— Exercise directions —
Determine how many lines carry the word "this". Output that number only.

— Extracted records —

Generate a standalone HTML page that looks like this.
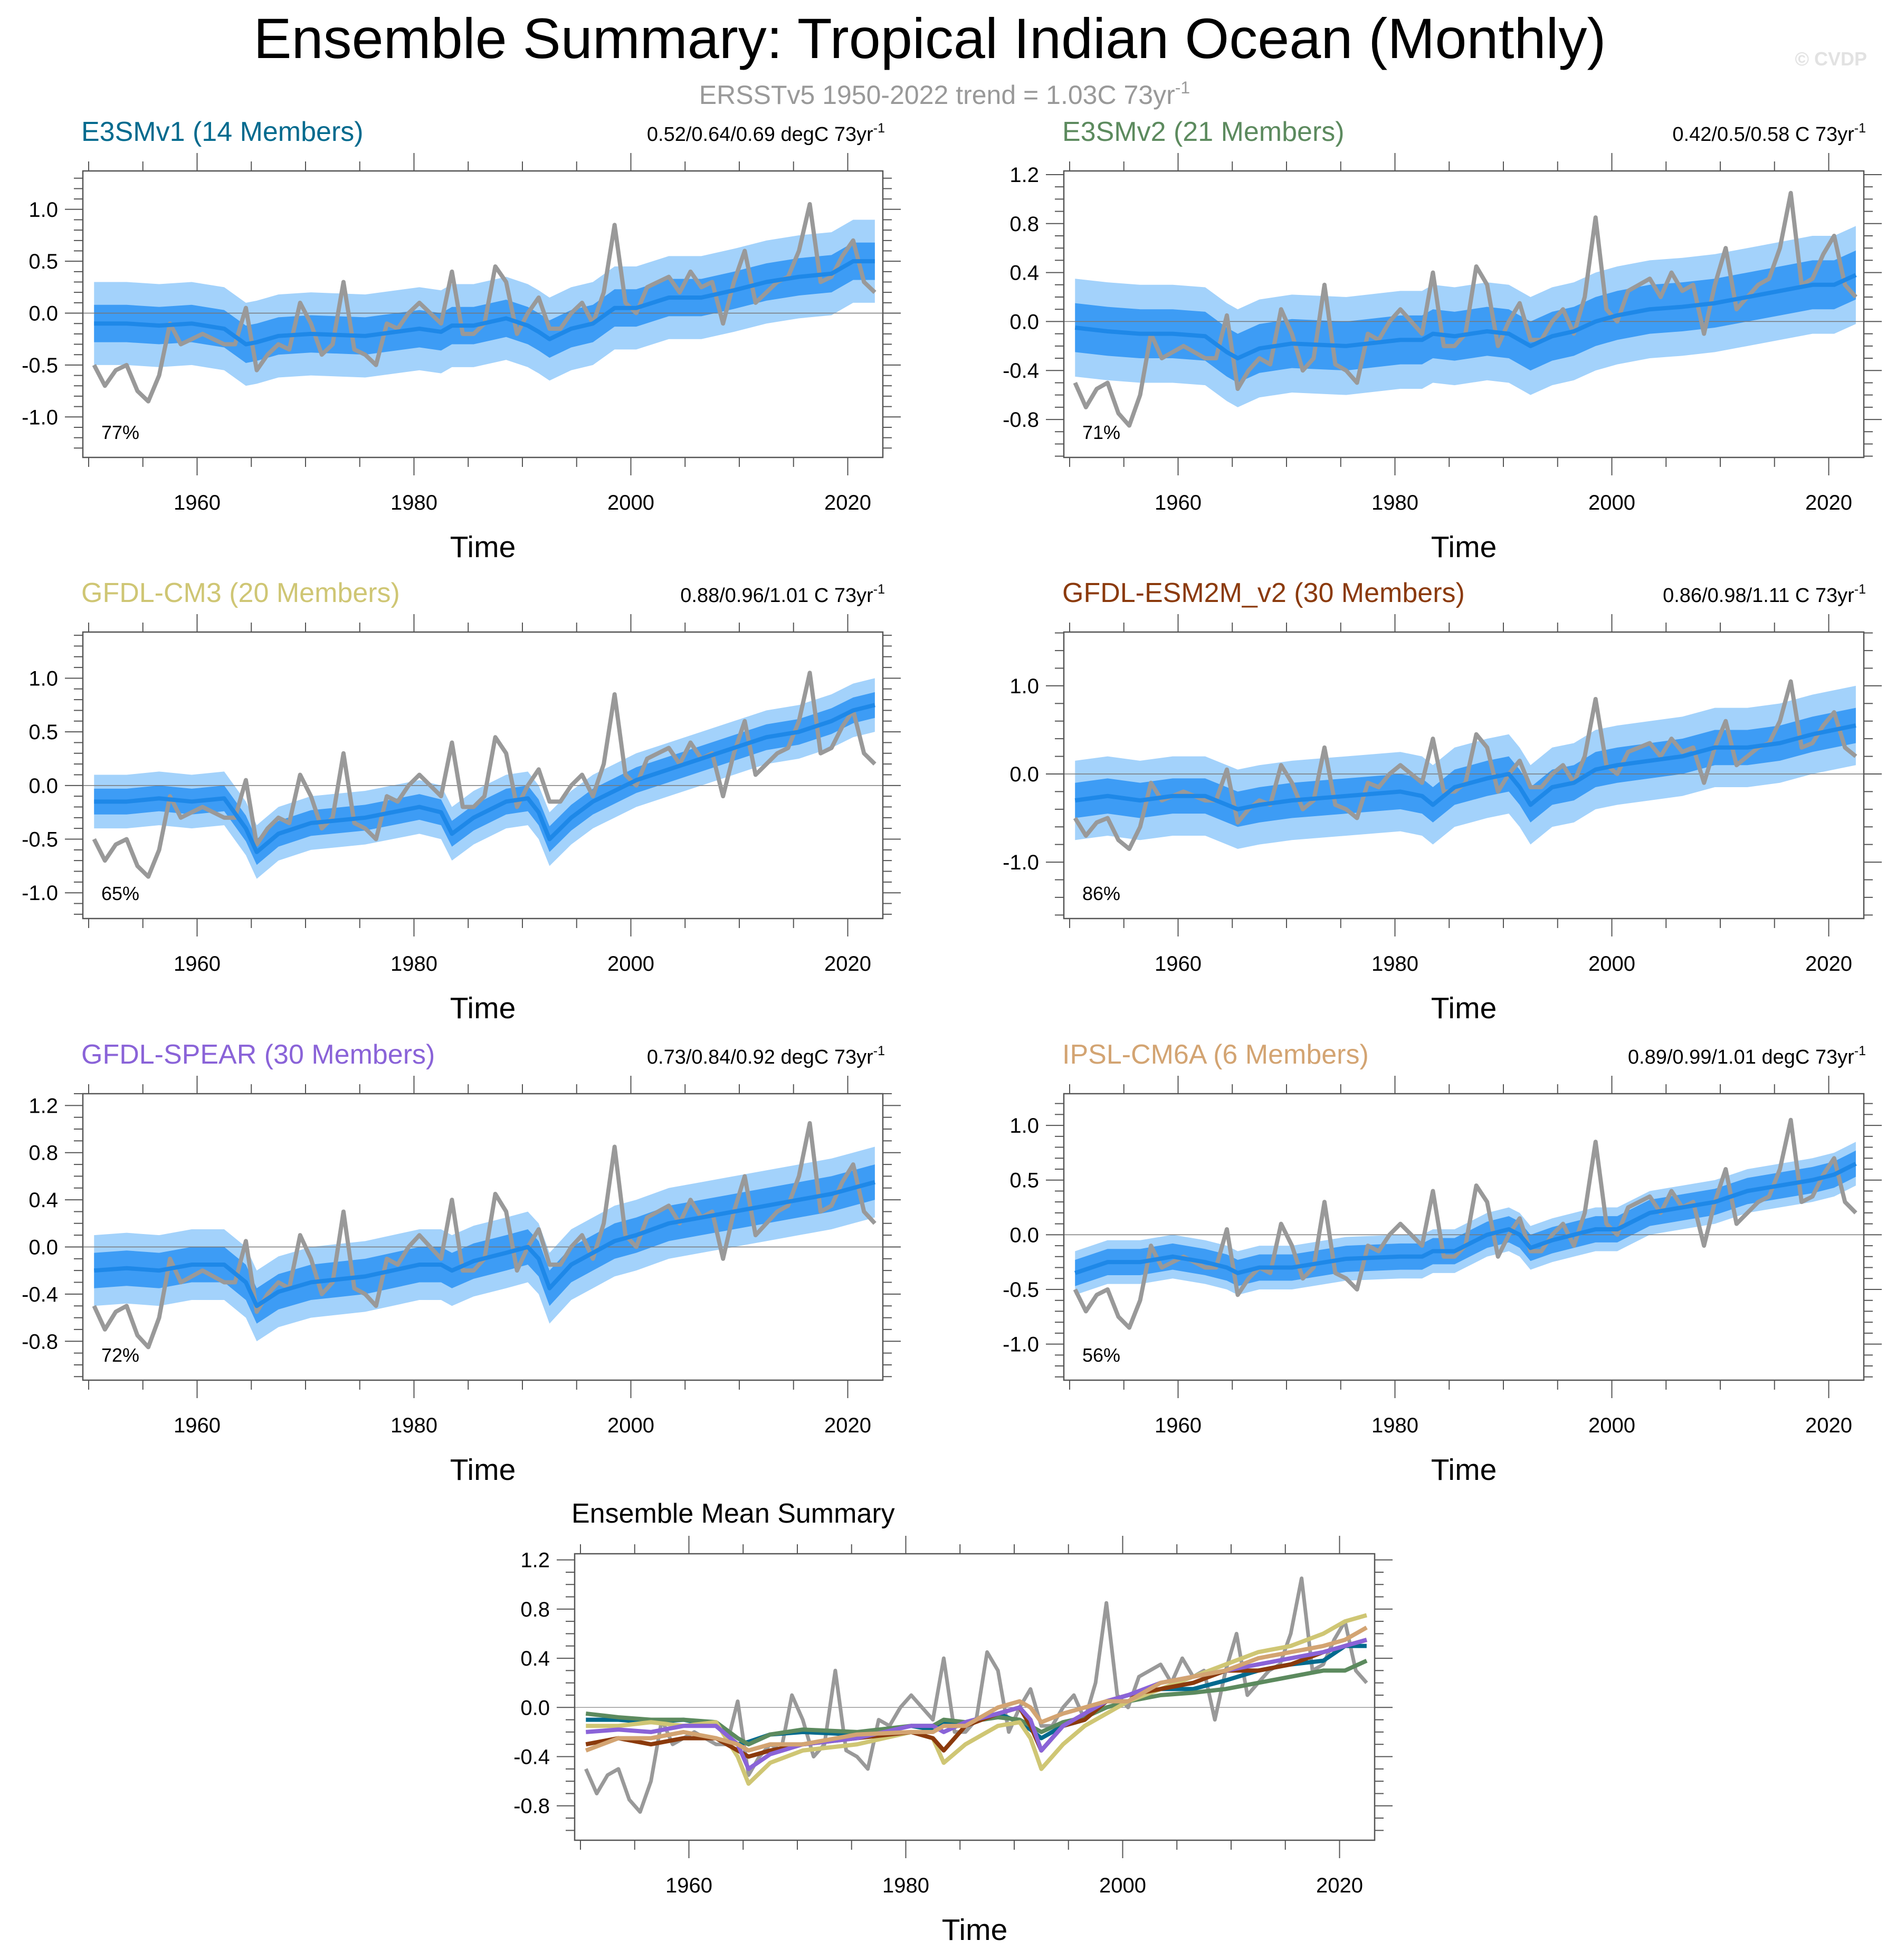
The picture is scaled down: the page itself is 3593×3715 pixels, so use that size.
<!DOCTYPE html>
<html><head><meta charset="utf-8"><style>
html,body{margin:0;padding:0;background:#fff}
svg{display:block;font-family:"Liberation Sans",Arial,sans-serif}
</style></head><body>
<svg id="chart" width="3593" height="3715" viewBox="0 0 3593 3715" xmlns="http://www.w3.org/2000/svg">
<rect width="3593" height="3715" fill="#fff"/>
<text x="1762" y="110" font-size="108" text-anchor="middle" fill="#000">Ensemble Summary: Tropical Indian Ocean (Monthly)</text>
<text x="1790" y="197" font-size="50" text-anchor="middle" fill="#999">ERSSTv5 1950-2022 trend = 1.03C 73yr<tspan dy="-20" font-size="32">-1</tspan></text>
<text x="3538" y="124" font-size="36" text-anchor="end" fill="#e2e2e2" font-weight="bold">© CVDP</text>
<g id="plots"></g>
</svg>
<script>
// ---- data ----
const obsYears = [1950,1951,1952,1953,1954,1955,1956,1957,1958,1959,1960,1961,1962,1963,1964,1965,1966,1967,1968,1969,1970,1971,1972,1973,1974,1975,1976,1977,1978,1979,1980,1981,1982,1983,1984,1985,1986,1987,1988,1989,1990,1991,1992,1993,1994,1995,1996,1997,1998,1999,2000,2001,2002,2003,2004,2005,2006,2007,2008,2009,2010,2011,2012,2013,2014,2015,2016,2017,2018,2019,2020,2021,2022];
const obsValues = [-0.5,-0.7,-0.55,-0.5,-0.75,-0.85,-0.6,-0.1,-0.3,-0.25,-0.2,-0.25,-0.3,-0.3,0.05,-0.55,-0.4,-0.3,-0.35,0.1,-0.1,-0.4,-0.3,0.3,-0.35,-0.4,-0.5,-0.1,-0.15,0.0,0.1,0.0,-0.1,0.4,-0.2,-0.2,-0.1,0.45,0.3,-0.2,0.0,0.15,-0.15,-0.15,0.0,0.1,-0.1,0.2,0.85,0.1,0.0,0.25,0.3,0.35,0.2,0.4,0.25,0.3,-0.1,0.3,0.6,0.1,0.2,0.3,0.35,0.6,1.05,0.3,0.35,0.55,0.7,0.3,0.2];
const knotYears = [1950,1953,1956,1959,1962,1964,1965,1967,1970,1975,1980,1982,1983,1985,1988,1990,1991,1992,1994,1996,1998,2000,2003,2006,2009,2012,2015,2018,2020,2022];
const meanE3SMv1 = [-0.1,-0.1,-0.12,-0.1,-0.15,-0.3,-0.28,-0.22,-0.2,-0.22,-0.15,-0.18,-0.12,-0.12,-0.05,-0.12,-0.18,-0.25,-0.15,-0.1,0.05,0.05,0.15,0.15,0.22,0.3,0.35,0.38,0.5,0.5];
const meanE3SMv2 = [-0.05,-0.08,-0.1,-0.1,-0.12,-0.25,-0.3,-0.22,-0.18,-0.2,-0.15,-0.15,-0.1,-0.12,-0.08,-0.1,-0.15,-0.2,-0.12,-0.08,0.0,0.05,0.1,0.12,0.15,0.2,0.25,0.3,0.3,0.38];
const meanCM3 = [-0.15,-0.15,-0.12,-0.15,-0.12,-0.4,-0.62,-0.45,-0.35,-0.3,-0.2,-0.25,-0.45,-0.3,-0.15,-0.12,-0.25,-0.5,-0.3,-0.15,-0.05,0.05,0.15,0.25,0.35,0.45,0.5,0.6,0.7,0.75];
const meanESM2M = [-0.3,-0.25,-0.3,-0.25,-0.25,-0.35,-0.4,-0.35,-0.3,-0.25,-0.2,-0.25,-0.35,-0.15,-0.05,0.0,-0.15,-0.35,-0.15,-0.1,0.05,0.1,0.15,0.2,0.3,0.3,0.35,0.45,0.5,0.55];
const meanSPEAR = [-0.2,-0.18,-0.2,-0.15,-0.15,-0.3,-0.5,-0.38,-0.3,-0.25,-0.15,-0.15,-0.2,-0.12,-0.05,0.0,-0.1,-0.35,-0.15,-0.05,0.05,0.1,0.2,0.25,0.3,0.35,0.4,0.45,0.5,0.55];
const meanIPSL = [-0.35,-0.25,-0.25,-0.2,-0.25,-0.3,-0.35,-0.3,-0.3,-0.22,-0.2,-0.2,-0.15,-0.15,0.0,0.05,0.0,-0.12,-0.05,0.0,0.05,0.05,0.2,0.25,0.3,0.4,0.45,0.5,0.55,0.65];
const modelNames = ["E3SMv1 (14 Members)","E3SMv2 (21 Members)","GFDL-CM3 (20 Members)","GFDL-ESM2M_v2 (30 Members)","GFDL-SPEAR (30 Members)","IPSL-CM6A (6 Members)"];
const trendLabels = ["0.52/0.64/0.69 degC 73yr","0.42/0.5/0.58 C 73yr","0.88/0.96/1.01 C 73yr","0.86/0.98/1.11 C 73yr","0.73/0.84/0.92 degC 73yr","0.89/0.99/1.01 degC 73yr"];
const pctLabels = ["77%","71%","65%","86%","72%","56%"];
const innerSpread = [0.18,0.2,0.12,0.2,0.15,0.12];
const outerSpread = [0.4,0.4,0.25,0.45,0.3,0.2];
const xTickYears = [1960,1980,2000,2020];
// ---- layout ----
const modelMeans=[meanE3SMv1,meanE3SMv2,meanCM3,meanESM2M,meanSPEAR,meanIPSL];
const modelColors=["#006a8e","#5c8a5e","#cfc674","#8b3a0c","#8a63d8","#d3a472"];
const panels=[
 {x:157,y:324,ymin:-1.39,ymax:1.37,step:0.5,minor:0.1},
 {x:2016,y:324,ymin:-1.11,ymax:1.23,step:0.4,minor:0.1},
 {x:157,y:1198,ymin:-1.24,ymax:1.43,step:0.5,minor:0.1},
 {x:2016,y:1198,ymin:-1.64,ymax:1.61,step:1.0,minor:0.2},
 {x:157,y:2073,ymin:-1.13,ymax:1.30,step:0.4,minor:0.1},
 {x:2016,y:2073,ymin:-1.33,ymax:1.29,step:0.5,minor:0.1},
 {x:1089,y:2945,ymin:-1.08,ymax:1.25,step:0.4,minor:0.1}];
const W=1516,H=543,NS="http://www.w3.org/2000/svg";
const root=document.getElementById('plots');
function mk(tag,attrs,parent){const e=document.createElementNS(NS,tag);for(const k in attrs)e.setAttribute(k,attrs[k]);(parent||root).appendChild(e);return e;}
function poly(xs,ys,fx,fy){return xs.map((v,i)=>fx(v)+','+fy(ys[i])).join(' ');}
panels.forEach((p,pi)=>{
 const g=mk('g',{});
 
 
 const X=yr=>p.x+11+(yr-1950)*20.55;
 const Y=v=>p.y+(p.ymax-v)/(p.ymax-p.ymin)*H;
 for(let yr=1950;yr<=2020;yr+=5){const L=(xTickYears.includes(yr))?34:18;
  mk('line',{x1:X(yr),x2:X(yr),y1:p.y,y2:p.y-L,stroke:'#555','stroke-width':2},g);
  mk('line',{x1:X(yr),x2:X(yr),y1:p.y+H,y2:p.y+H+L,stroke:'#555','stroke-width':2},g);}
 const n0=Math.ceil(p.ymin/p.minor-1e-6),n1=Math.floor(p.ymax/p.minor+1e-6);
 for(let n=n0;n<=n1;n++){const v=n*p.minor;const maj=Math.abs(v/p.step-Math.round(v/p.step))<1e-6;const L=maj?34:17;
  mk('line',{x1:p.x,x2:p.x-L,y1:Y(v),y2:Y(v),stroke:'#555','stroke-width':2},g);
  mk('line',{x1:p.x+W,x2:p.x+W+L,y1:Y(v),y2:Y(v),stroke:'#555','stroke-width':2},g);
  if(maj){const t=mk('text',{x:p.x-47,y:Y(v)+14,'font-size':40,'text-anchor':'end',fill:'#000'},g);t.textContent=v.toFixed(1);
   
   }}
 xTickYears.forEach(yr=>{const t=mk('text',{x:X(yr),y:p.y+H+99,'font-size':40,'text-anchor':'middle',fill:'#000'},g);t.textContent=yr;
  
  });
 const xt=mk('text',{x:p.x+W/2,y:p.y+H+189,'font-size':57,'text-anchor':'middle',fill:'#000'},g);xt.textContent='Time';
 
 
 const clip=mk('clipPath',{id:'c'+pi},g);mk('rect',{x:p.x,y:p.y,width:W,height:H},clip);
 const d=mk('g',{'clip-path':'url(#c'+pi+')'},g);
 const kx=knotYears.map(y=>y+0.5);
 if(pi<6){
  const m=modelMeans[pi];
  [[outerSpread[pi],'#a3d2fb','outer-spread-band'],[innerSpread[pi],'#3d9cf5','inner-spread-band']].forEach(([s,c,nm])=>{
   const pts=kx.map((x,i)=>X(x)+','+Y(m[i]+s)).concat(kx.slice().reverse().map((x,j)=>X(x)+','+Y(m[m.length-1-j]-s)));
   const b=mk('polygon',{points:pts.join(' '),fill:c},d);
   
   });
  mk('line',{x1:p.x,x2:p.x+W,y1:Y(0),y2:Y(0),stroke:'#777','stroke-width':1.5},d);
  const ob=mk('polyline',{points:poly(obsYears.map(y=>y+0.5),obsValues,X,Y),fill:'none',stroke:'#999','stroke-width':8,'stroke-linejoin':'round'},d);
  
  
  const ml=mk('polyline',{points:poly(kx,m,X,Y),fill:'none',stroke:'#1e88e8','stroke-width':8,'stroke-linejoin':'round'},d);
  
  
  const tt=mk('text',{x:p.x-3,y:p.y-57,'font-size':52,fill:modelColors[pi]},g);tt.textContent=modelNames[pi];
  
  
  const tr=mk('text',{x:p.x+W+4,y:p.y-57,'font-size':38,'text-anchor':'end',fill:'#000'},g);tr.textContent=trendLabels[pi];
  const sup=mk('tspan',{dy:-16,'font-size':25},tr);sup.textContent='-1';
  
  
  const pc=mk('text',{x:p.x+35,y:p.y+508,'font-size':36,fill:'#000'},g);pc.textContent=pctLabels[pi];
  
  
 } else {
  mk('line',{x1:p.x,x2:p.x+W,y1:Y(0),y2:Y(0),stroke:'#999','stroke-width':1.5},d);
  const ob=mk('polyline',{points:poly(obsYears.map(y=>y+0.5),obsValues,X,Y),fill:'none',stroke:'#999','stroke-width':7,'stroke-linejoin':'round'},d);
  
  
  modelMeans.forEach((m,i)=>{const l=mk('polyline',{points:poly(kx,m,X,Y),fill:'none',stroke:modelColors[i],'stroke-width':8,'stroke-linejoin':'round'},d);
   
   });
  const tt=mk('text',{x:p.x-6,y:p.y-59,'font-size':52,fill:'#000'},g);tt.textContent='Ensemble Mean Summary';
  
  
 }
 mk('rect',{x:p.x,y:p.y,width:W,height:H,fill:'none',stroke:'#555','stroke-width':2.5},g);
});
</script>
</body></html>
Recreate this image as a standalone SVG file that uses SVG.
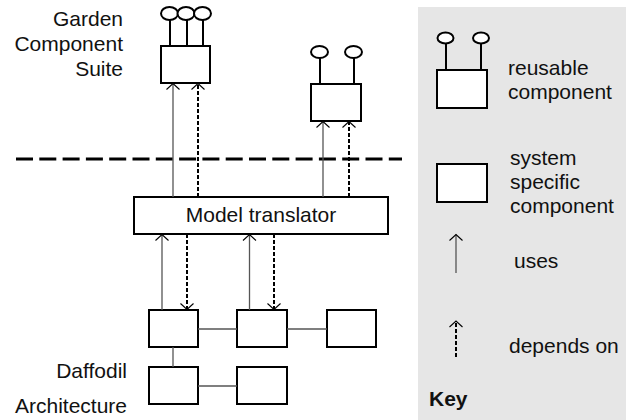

— Reply to the task —
2